Speaking of Martin Luther, why do you suppose so many today see themselves as modern day Martin Luthers? They think "outside the box", discover a new "understanding," (that of course no one perceived in all of church history until them) and immediately start nailing them to church doors throughout Christendom. Gee and amazingly, searching church history, we find that this new understanding has been understood before (and rejected). Now of course, being tolerant, I would never accuse anyone of such a thing. Uhuuu*FV*uuumph.....

[Edited on 2-18-2005 by lwadkins]


----------



## Scott (Feb 18, 2005)

Lon: It is a bad problem.

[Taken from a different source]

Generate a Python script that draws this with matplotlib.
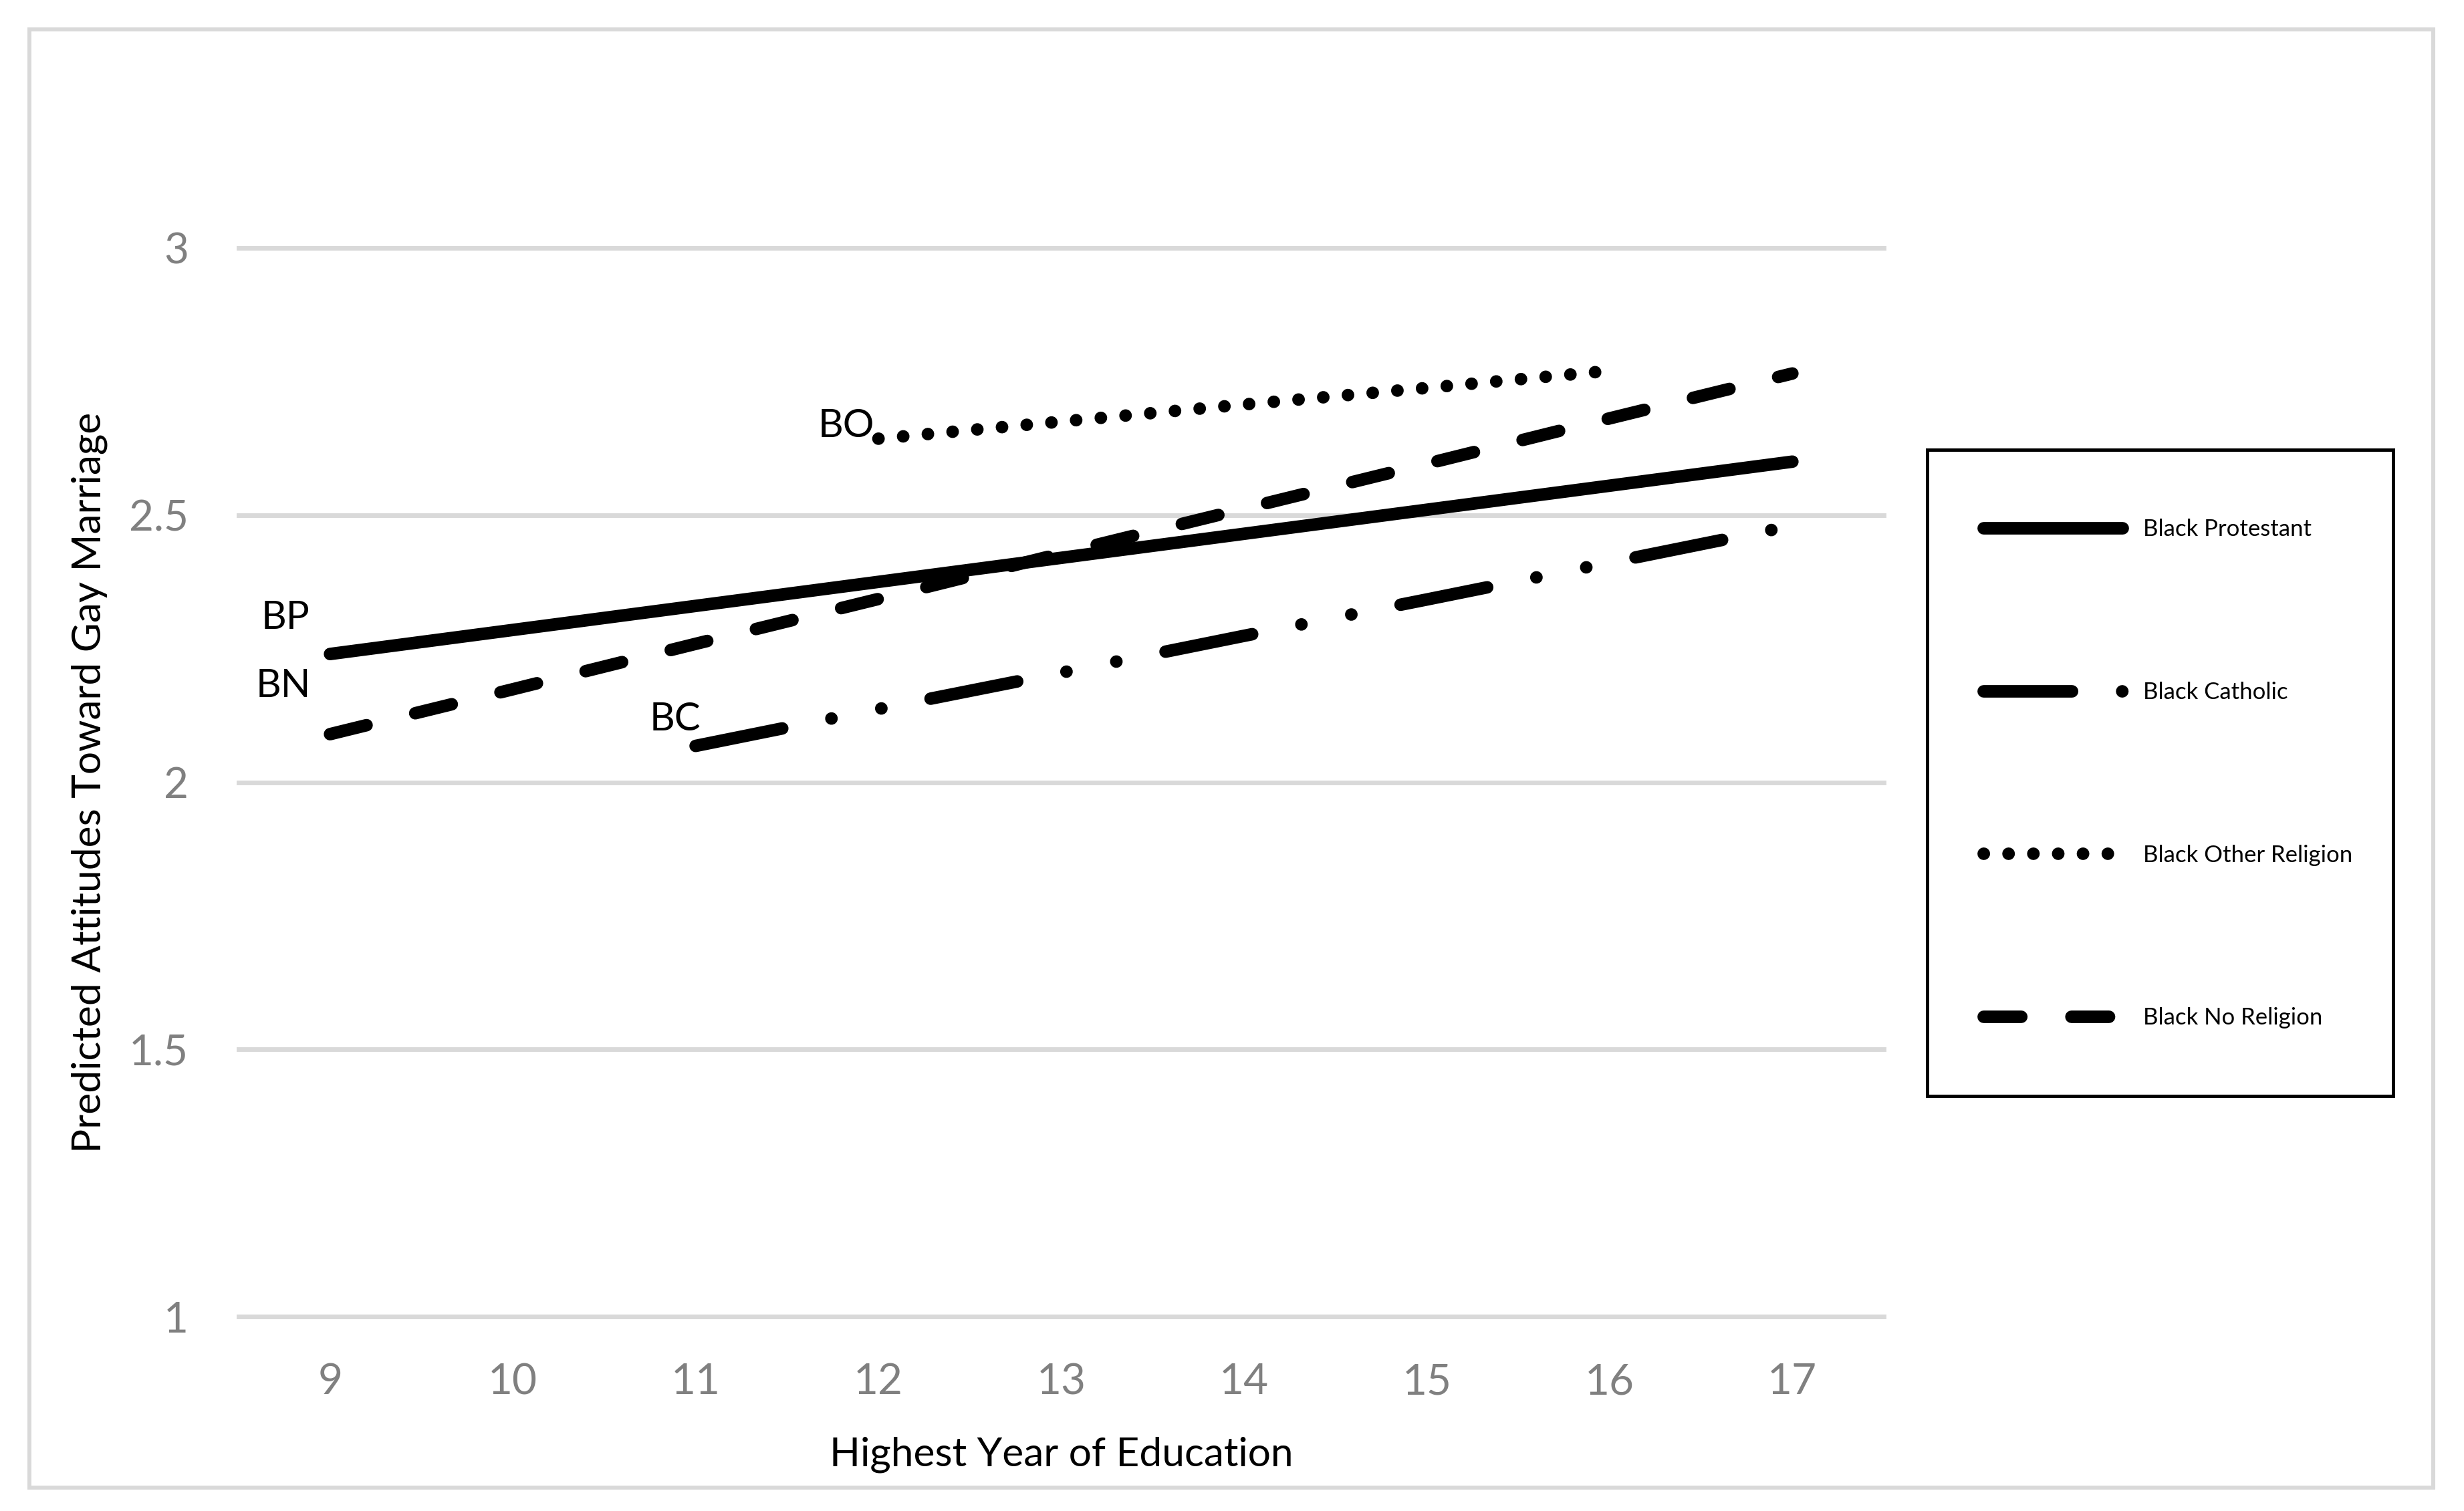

People want to use the exceptional circumstances Luther was in and make them normative.


----------



## ANT (Feb 18, 2005)

> _Originally posted by VirginiaHuguenot_
> Today is Martin Luther's birthday. He was born on November 10, 1483 in Eisleben, Germany.
> 
> As a traveller in Germany some years ago, I visited the ruins of the Frauenkirche Lutheran church in Dresden which was bombed by the Allies in World War II. After the war, the city decided to leave the church in ruins as a memorial but also to build a statue there. The statue is of Martin Luther. I came across it quite unexpectedly and it made a vivid impression upon me. I ended up writing a poem about it.
> ...



How about posting the poem you wrote. I would be interested in reading that.


----------



## VirginiaHuguenot (Feb 18, 2005)

Sure, I posted it in an earlier thread, but I don't mind posting it again:



> _Originally posted by VirginiaHuguenot_
> Here's another written in 1992 after a trip to Germany during which I stumbled upon a statute of Martin Luther at the ruined Frauenkirche in Dresden in the middle of the night:
> 
> Ruine Der Frauenkirche Dresden
> ...


----------



## ANT (Feb 18, 2005)

Cool! Thanks Andrew!


----------



## VirginiaHuguenot (Feb 18, 2005)

> _Originally posted by ANT_
> Cool! Thanks Andrew!



You're welcome! Thank you, sir!


----------



## VirginiaHuguenot (Oct 27, 2005)

> _Originally posted by VirginiaHuguenot_
> Here's another written in 1992 after a trip to Germany during which I stumbled upon a statute of Martin Luther at the ruined Frauenkirche in Dresden in the middle of the night:
> 
> Ruine Der Frauenkirche Dresden
> ...



Dresden's Frauenkirche is scheduled to be re-"consecrated" on October 30, 2005 (roughly 60 years after the Allied bombing of Dresden) and, ironically, just in time for Reformation Day.


----------



## VirginiaHuguenot (Oct 31, 2005)

This is the view that I saw: 







This is the view in Dresden now:


----------



## VirginiaHuguenot (Nov 8, 2005)

> _Originally posted by VirginiaHuguenot_
> Martin Luther was born on November 10, 1483 in Eisleben, Germany.


----------



## a mere housewife (Aug 24, 2006)

That poem has some very beautiful thoughts, Andrew. Thank you for posting it.


----------



## Peter (Aug 24, 2006)

I think part of the reason many people see themselves as modern day Luthers and think that their innovations are reformations is that the church has neglected Reformation eschatology. If people understood the monumental historical significance of the Protestant Reformation as the Post-Reformers and as all Protestants did until well into the 19th century they wouldnt flatter themselves with claims of 'semper reformanda.' The Reformation wasn't just a little renovation of Christian dogma it was the casting out of Satan from heaven; the pouring out of vials of wrath on the seat of the beast; it was the greatest victory of King Jesus over the devil since he openly made show of him on the cross. The Reformation was the greatest event in history and the greatest spoiling of the devil's kingdom since the first coming of Christ and will be until the second. In the history of the NT Church, in significance and chronology, the Reformation stands between the first and the second coming. If 21 century Protestants understood this we wouldn't have heretics equating themselves with Luther.


----------



## VirginiaHuguenot (Sep 29, 2006)




----------



## VirginiaHuguenot (Nov 9, 2006)




----------



## VirginiaHuguenot (Feb 18, 2007)

Martin Luther died on February 18, 1546.


----------